Check Transition Graph

This algorithm constructs and checks the transition graph for a state machine definition.

Input

1. A state machine definition smd.

2. A state machine analysis data structure sma representing the results of analysis so far.

Output

1. sma with the transition graph updated if the check passes; otherwise an error.

Procedure

1. Visit all the enter expressions that are transitively part of smd and construct the transition graph.

2. Check that the transition graph is connected.

3. Check for illegal cycles in the transition graph.

4. Update the transition graph in sma.

Checking That the Graph is Connected

1. Visit the nodes in the transition graph and compute a map that records, for each state definition and junction definition d in the graph, the number of graph edges that have d as their terminal nodes.

2. Check that each number stored in the map is at least 1.

Checking for Illegal Cycles

1. Create the following data structures, initially empty:

   1. path: A list of graph edges representing the current path being traversed. A graph edge stores an initial node and a terminal node.

   2. path node set: The set of nodes in the current path.

   3. visited node set: The set of nodes visited so far.

2. For each junction definition node n in the transition graph

   1. Check whether n appears in the path node set.
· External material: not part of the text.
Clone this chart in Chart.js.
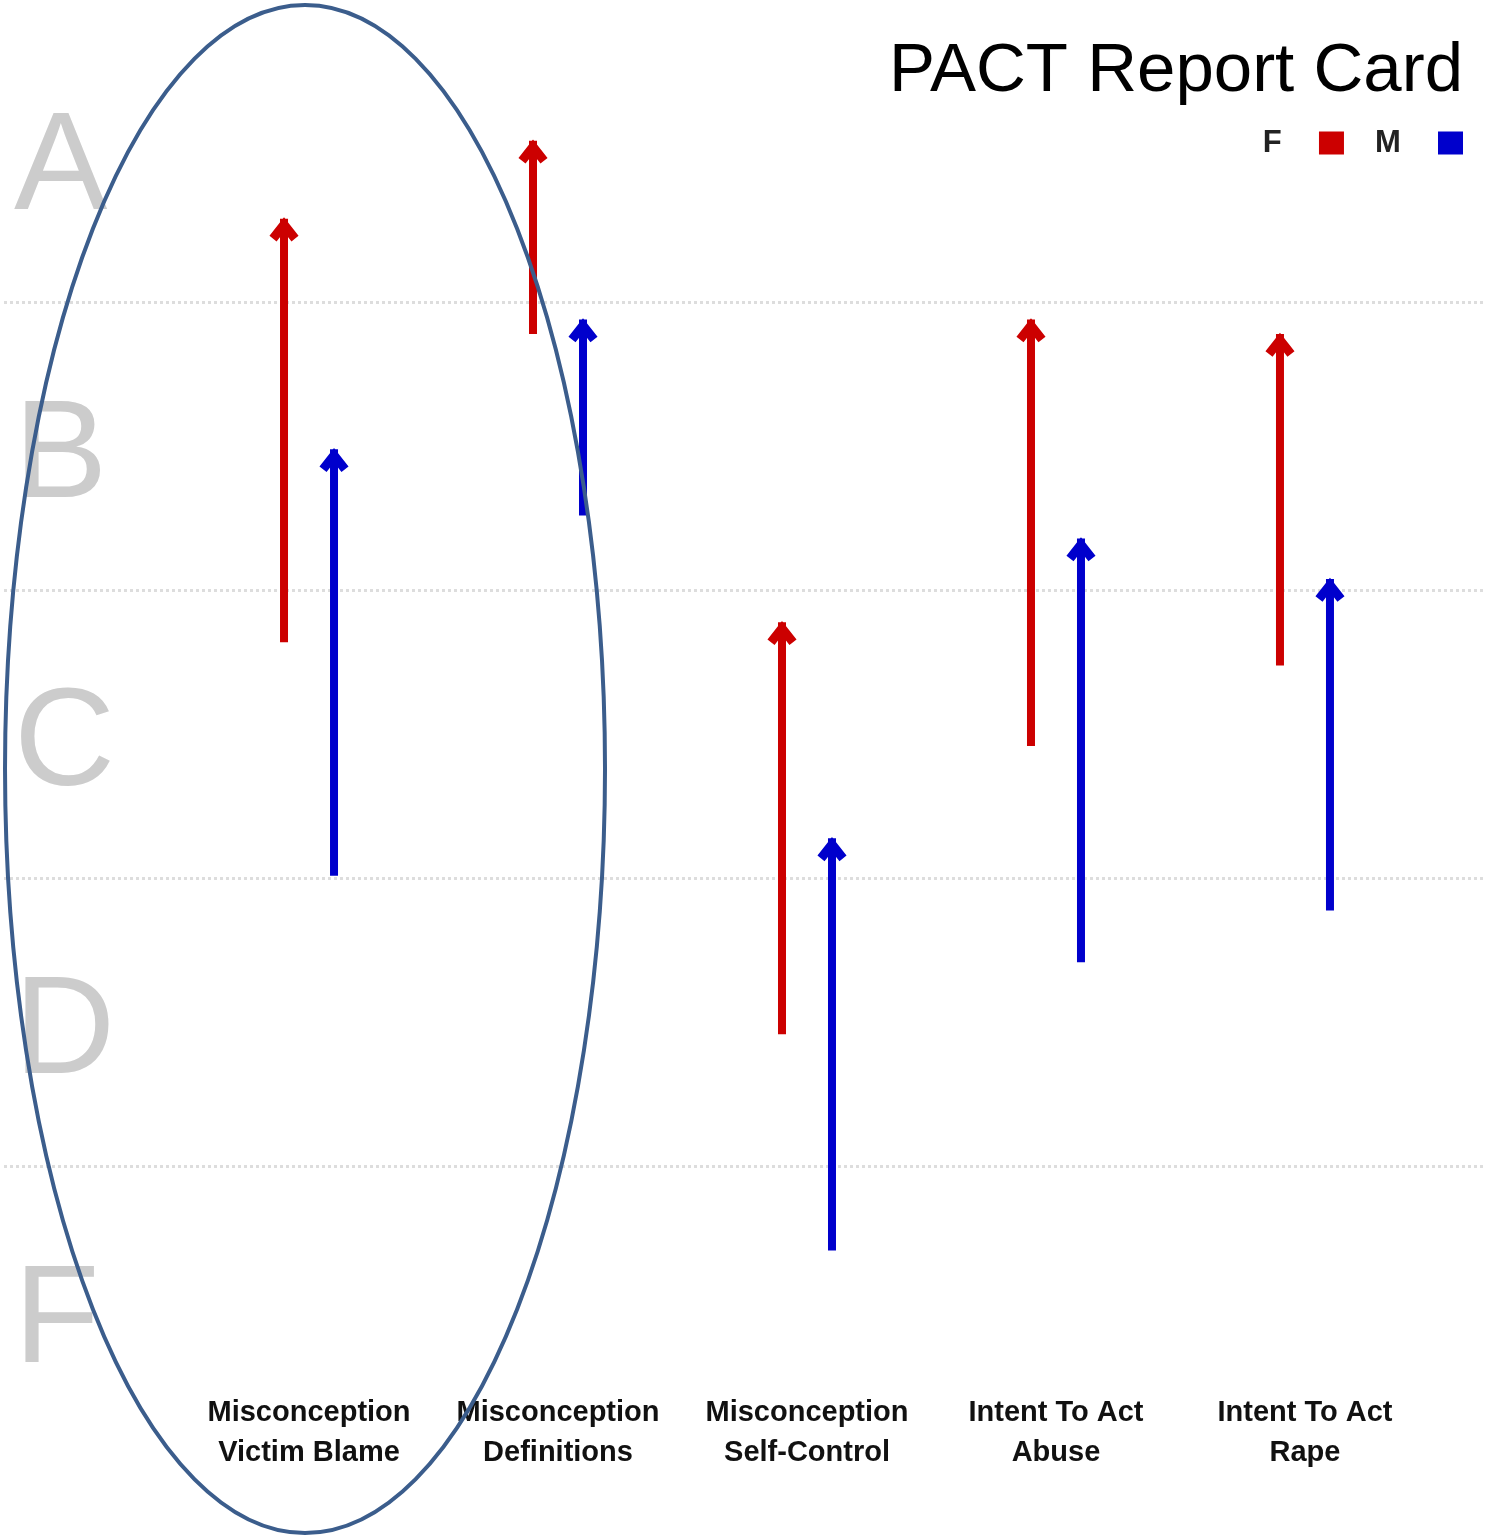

If so, then the path node list represents an illegal cycle. Throw a semantic error. Use the path node list to construct the cycle for the error message.

   2. Otherwise if n is not in the visited node set, then

      1. Add n to the path node set.

      2. For each edge e = (n,n') such that n' is a junction definition

         1. Add e to the path.

         2. Visit n'.

      3. Add n to the visited node set.

   3. Otherwise we have already visited n; do nothing.